# Exercise aim
Do not repeat pictures. Repeat exactly the lines of the listing below from its first line through the line with "const lab5pErr = [0.011];".

# Supplied material
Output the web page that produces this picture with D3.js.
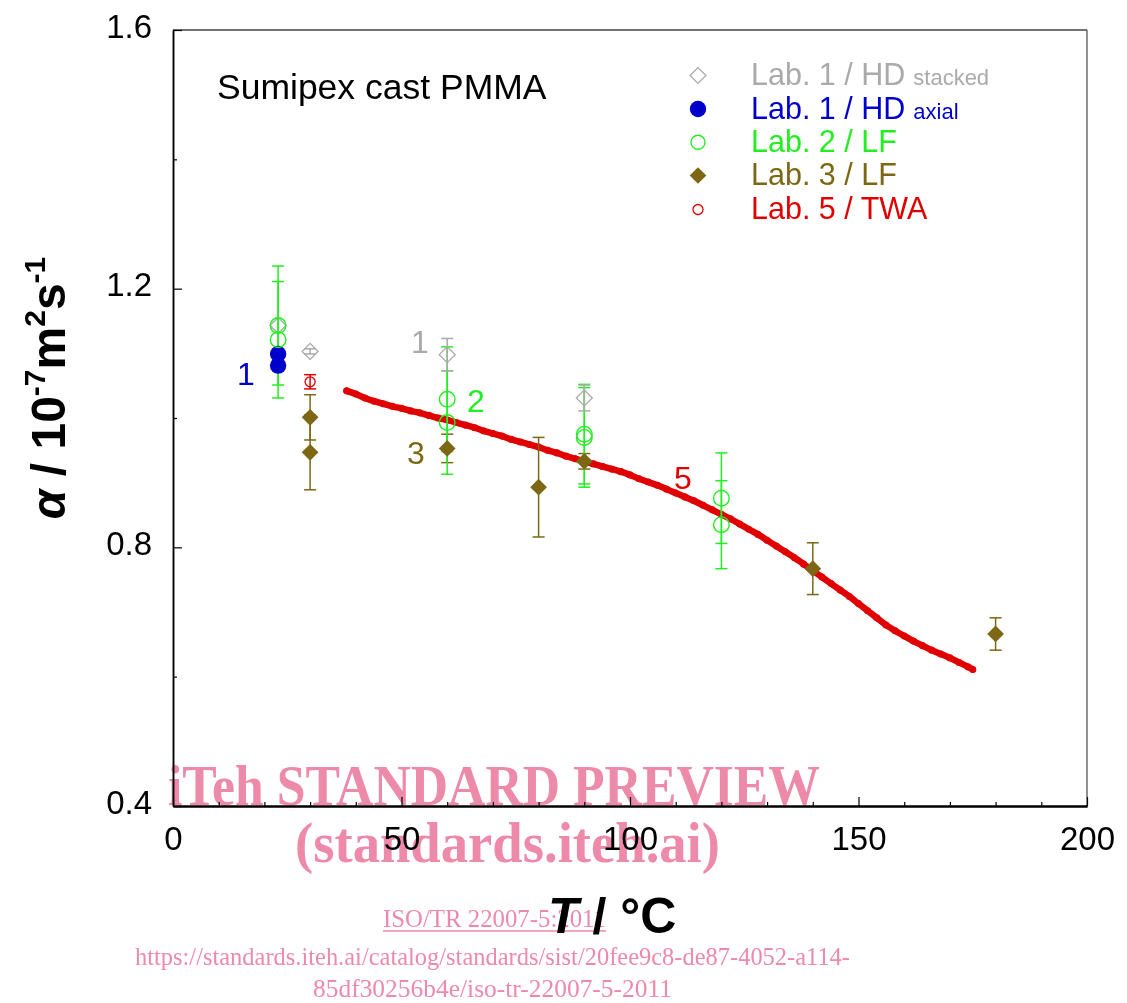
<!DOCTYPE html>
<html>
<head>
<meta charset="utf-8">
<script src="https://cdn.jsdelivr.net/npm/d3@7"></script>
<style>
  html, body { margin: 0; padding: 0; background: #fff; }
  svg { display: block; font-family: "Liberation Sans", Arial, sans-serif; }
</style>
</head>
<body>
<svg id="chart" width="1127" height="1003"></svg>
<script>
// ---------------- data ----------------
const xDomain = [0, 200];
const yDomain = [0.4, 1.6];
const xTickLabels = [0, 50, 100, 150, 200];
const yTickLabels = [0.4, 0.8, 1.2, 1.6];

// Lab. 1 / HD stacked (grey open diamonds)
const lab1sT   = [23, 30, 60, 90];
const lab1sA   = [1.143, 1.103, 1.098, 1.031];
const lab1sErr = [0, 0.004, 0.025, 0.02];

// Lab. 1 / HD axial (blue filled circles)
const lab1aT = [23, 23];
const lab1aA = [1.099, 1.081];

// Lab. 2 / LF (green open circles)
const lab2T   = [23, 23, 60, 60, 90, 90, 120, 120];
const lab2A   = [1.143, 1.121, 1.029, 0.993, 0.975, 0.970, 0.876, 0.835];
const lab2Err = [0.092, 0.09, 0.081, 0.08, 0.077, 0.077, 0.07, 0.068];

// Lab. 3 / LF (olive filled diamonds)
const lab3T   = [30, 30, 60, 80, 90, 140, 180];
const lab3A   = [1.001, 0.947, 0.953, 0.893, 0.933, 0.767, 0.666];
const lab3Err = [0.035, 0.058, 0.022, 0.077, 0.012, 0.04, 0.025];

// Lab. 5 / TWA single point with error bar
const lab5pT = [30];
const lab5pA = [1.056];
const lab5pErr = [0.011];

// Lab. 5 / TWA continuous measurement (red small circles)
const lab5T = [38,40,42,44,46,48,50,52,54,56,58,60,62,64,66,68,70,72,74,76,78,80,82,84,86,88,90,
  92,94,96,98,100,102,104,106,108,110,112,114,116,118,120,122,124,126,128,130,132,134,136,138,140,
  142,144,146,148,150,152,154,156,158,160,162,164,166,168,170,172,174,175];
const lab5A = [1.042,1.037,1.031,1.026,1.022,1.018,1.015,1.011,1.008,1.004,1.000,0.997,0.993,0.989,
  0.985,0.980,0.976,0.972,0.967,0.963,0.959,0.955,0.950,0.946,0.941,0.937,0.933,0.929,0.925,0.921,
  0.917,0.912,0.906,0.901,0.896,0.890,0.884,0.878,0.872,0.865,0.858,0.851,0.844,0.836,0.828,0.820,
  0.811,0.802,0.793,0.784,0.774,0.764,0.754,0.744,0.734,0.724,0.713,0.702,0.691,0.680,0.671,0.663,
  0.655,0.648,0.641,0.635,0.629,0.622,0.615,0.611];

const legendLabels = ["Lab. 1 / HD", "Lab. 1 / HD", "Lab. 2 / LF", "Lab. 3 / LF", "Lab. 5 / TWA"];
const legendSuffix = ["stacked", "axial", "", "", ""];

// ---------------- styles ----------------
const C_GREY = "#aaaaaa", C_BLUE = "#0000cc", C_GREEN = "#22ee22", C_OLIVE = "#7d6714", C_RED = "#e00000";

const svg = d3.select("#chart");
const L = 173, R = 1087, T = 30, B = 806;
const x = d3.scaleLinear().domain(xDomain).range([L, R]);
const y = d3.scaleLinear().domain(yDomain).range([B, T]);

// frame: top/right grey, left/bottom black
svg.append("line").attr("x1", L).attr("x2", R).attr("y1", T).attr("y2", T).attr("stroke", "#444").attr("stroke-width", 1.3);
svg.append("line").attr("x1", R).attr("x2", R).attr("y1", T).attr("y2", B).attr("stroke", "#555").attr("stroke-width", 1.3);

// axes
const xAxis = d3.axisBottom(x).tickValues(xTickLabels).tickSize(-9).tickSizeOuter(0).tickPadding(21).tickFormat(d3.format("d"));
const xMinor = d3.axisBottom(x).tickValues(d3.range(0, 201, 10).filter(v => v % 50 !== 0)).tickSize(-4).tickSizeOuter(0).tickFormat("");
const yAxis = d3.axisLeft(y).tickValues(yTickLabels).tickSize(-9).tickSizeOuter(0).tickPadding(21).tickFormat(d3.format(".1f"));
const yMinor = d3.axisLeft(y).tickValues([0.6, 1.0, 1.4]).tickSize(-4).tickSizeOuter(0).tickFormat("");

function styleAxis(g, w) {
  g.select(".domain").attr("stroke", "#000").attr("stroke-width", w);
  g.selectAll(".tick line").attr("stroke", "#000").attr("stroke-width", 1.2);
  g.selectAll(".tick text").attr("font-size", 33).attr("fill", "#000").attr("font-family", "Liberation Sans, Arial, sans-serif");
}
svg.append("g").attr("transform", `translate(0,${B})`).call(xMinor).call(g => styleAxis(g, 2));
svg.append("g").attr("transform", `translate(0,${B})`).call(xAxis).call(g => styleAxis(g, 2));
svg.append("g").attr("transform", `translate(${L},0)`).call(yMinor).call(g => styleAxis(g, 1.5));
svg.append("g").attr("transform", `translate(${L},0)`).call(yAxis).call(g => styleAxis(g, 1.5))
  .selectAll(".tick text").attr("dy", "0.22em");

// helpers
const diamond = (size) => d3.symbol().type(d3.symbolSquare).size(size)();
function errorBars(g, Ts, As, Es, color, cap) {
  Ts.forEach((t, i) => {
    if (!Es[i]) return;
    const cx = x(t), y1 = y(As[i] + Es[i]), y2 = y(As[i] - Es[i]);
    g.append("line").attr("x1", cx).attr("x2", cx).attr("y1", y1).attr("y2", y2).attr("stroke", color).attr("stroke-width", 1.5);
    [y1, y2].forEach(yy => g.append("line").attr("x1", cx - cap).attr("x2", cx + cap).attr("y1", yy).attr("y2", yy)
      .attr("stroke", color).attr("stroke-width", 1.5));
  });
}

const plot = svg.append("g");

// Lab 5 continuous curve (drawn first / underneath)
const curvePts = lab5T.map((t, i) => [t, lab5A[i]]);
plot.append("path").datum(curvePts)
  .attr("d", d3.line().x(d => x(d[0])).y(d => y(d[1])).curve(d3.curveMonotoneX))
  .attr("fill", "none").attr("stroke", C_RED).attr("stroke-width", 6.5).attr("stroke-linecap", "round");
plot.selectAll("circle.c5").data(curvePts).join("circle").attr("class", "c5")
  .attr("cx", d => x(d[0])).attr("cy", d => y(d[1])).attr("r", 3)
  .attr("fill", "none").attr("stroke", C_RED).attr("stroke-width", 1.1);

// error bars
errorBars(plot, lab3T, lab3A, lab3Err, C_OLIVE, 6);
errorBars(plot, lab2T, lab2A, lab2Err, C_GREEN, 6);
errorBars(plot, lab1sT, lab1sA, lab1sErr, C_GREY, 6);
errorBars(plot, lab5pT, lab5pA, lab5pErr, C_RED, 6);

lab3T.forEach((t, i) => plot.append("path").attr("d", diamond(140))
  .attr("transform", `translate(${x(t)},${y(lab3A[i])}) rotate(45)`).attr("fill", C_OLIVE));

lab1sT.forEach((t, i) => plot.append("path").attr("d", diamond(128))
  .attr("transform", `translate(${x(t)},${y(lab1sA[i])}) rotate(45)`).attr("fill", "none").attr("stroke", C_GREY).attr("stroke-width", 1.3));

lab1aT.forEach((t, i) => plot.append("circle").attr("cx", x(t)).attr("cy", y(lab1aA[i])).attr("r", 8.2).attr("fill", C_BLUE));

lab2T.forEach((t, i) => plot.append("circle").attr("cx", x(t)).attr("cy", y(lab2A[i])).attr("r", 7.8)
  .attr("fill", "none").attr("stroke", C_GREEN).attr("stroke-width", 1.4));

lab5pT.forEach((t, i) => plot.append("circle").attr("cx", x(t)).attr("cy", y(lab5pA[i])).attr("r", 5)
  .attr("fill", "none").attr("stroke", C_RED).attr("stroke-width", 1.3));

// lab number annotations
const notes = [
  { t: "1", x: 246, y: 385, c: C_BLUE },
  { t: "1", x: 420, y: 353, c: C_GREY },
  { t: "2", x: 476, y: 412, c: C_GREEN },
  { t: "3", x: 416, y: 464, c: C_OLIVE },
  { t: "5", x: 683, y: 489, c: C_RED }
];
notes.forEach(n => svg.append("text").attr("x", n.x).attr("y", n.y).attr("text-anchor", "middle")
  .attr("font-size", 32).attr("fill", n.c).text(n.t));

// chart label
svg.append("text").attr("x", 217).attr("y", 99).attr("font-size", 35.5).attr("fill", "#000").text("Sumipex cast PMMA");

// legend
const legColors = [C_GREY, C_BLUE, C_GREEN, C_OLIVE, C_RED];
const legBase = [85, 118.5, 151.7, 185, 219];
const mx = 698;
legBase.forEach((b, i) => {
  const cy = b - 9.5;
  if (i === 0) svg.append("path").attr("d", diamond(125)).attr("transform", `translate(${mx},${cy}) rotate(45)`)
    .attr("fill", "none").attr("stroke", C_GREY).attr("stroke-width", 1.3);
  if (i === 1) svg.append("circle").attr("cx", mx).attr("cy", cy).attr("r", 8.2).attr("fill", C_BLUE);
  if (i === 2) svg.append("circle").attr("cx", mx).attr("cy", cy).attr("r", 7).attr("fill", "none").attr("stroke", C_GREEN).attr("stroke-width", 1.4);
  if (i === 3) svg.append("path").attr("d", diamond(138)).attr("transform", `translate(${mx},${cy}) rotate(45)`).attr("fill", C_OLIVE);
  if (i === 4) svg.append("circle").attr("cx", mx).attr("cy", cy).attr("r", 5).attr("fill", "none").attr("stroke", C_RED).attr("stroke-width", 1.3);
  const tx = svg.append("text").attr("x", 751).attr("y", b).attr("font-size", 30.5).attr("fill", legColors[i]);
  tx.append("tspan").text(legendLabels[i]);
  if (legendSuffix[i]) tx.append("tspan").attr("font-size", 22).attr("dx", 8).text(legendSuffix[i]);
});

// axis titles
const xt = svg.append("text").attr("x", 548).attr("y", 933).attr("font-size", 50).attr("font-weight", "bold").attr("fill", "#000");
xt.append("tspan").attr("font-style", "italic").text("T");
xt.append("tspan").text(" / °C");

const yt = svg.append("text").attr("transform", "translate(65,388) rotate(-90)").attr("text-anchor", "middle")
  .attr("font-size", 48).attr("font-weight", "bold").attr("fill", "#000");
yt.append("tspan").attr("font-style", "italic").text("α");
yt.append("tspan").text(" / 10");
yt.append("tspan").attr("font-size", 30).attr("dy", -20).text("-7");
yt.append("tspan").attr("dy", 20).text("m");
yt.append("tspan").attr("font-size", 30).attr("dy", -20).text("2");
yt.append("tspan").attr("dy", 20).text("s");
yt.append("tspan").attr("font-size", 30).attr("dy", -20).text("-1");

// watermark text (present in the reference image)
const wm = svg.append("g").style("mix-blend-mode", "multiply").attr("fill", "#ee8aa9")
  .attr("font-family", "Liberation Serif, Times New Roman, serif");
wm.append("text").attr("x", 168).attr("y", 805).attr("font-size", 56).attr("font-weight", "bold")
  .attr("textLength", 652).attr("lengthAdjust", "spacingAndGlyphs").text("iTeh STANDARD PREVIEW");
wm.append("text").attr("x", 295).attr("y", 862).attr("font-size", 56).attr("font-weight", "bold")
  .attr("textLength", 425).attr("lengthAdjust", "spacingAndGlyphs").text("(standards.iteh.ai)");
wm.append("text").attr("x", 383).attr("y", 927).attr("font-size", 26)
  .attr("textLength", 223).attr("lengthAdjust", "spacingAndGlyphs").text("ISO/TR 22007-5:2011");
wm.append("line").attr("x1", 383).attr("x2", 606).attr("y1", 931).attr("y2", 931).attr("stroke", "#ee8aa9").attr("stroke-width", 1.5);
wm.append("text").attr("x", 135).attr("y", 965).attr("font-size", 26)
  .attr("textLength", 715).attr("lengthAdjust", "spacingAndGlyphs").text("https://standards.iteh.ai/catalog/standards/sist/20fee9c8-de87-4052-a114-");
wm.append("text").attr("x", 313).attr("y", 997).attr("font-size", 26)
  .attr("textLength", 359).attr("lengthAdjust", "spacingAndGlyphs").text("85df30256b4e/iso-tr-22007-5-2011");
</script>
</body>
</html>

# Response
Output the web page that produces this picture with D3.js.
<!DOCTYPE html>
<html>
<head>
<meta charset="utf-8">
<script src="https://cdn.jsdelivr.net/npm/d3@7"></script>
<style>
  html, body { margin: 0; padding: 0; background: #fff; }
  svg { display: block; font-family: "Liberation Sans", Arial, sans-serif; }
</style>
</head>
<body>
<svg id="chart" width="1127" height="1003"></svg>
<script>
// ---------------- data ----------------
const xDomain = [0, 200];
const yDomain = [0.4, 1.6];
const xTickLabels = [0, 50, 100, 150, 200];
const yTickLabels = [0.4, 0.8, 1.2, 1.6];

// Lab. 1 / HD stacked (grey open diamonds)
const lab1sT   = [23, 30, 60, 90];
const lab1sA   = [1.143, 1.103, 1.098, 1.031];
const lab1sErr = [0, 0.004, 0.025, 0.02];

// Lab. 1 / HD axial (blue filled circles)
const lab1aT = [23, 23];
const lab1aA = [1.099, 1.081];

// Lab. 2 / LF (green open circles)
const lab2T   = [23, 23, 60, 60, 90, 90, 120, 120];
const lab2A   = [1.143, 1.121, 1.029, 0.993, 0.975, 0.970, 0.876, 0.835];
const lab2Err = [0.092, 0.09, 0.081, 0.08, 0.077, 0.077, 0.07, 0.068];

// Lab. 3 / LF (olive filled diamonds)
const lab3T   = [30, 30, 60, 80, 90, 140, 180];
const lab3A   = [1.001, 0.947, 0.953, 0.893, 0.933, 0.767, 0.666];
const lab3Err = [0.035, 0.058, 0.022, 0.077, 0.012, 0.04, 0.025];

// Lab. 5 / TWA single point with error bar
const lab5pT = [30];
const lab5pA = [1.056];
const lab5pErr = [0.011];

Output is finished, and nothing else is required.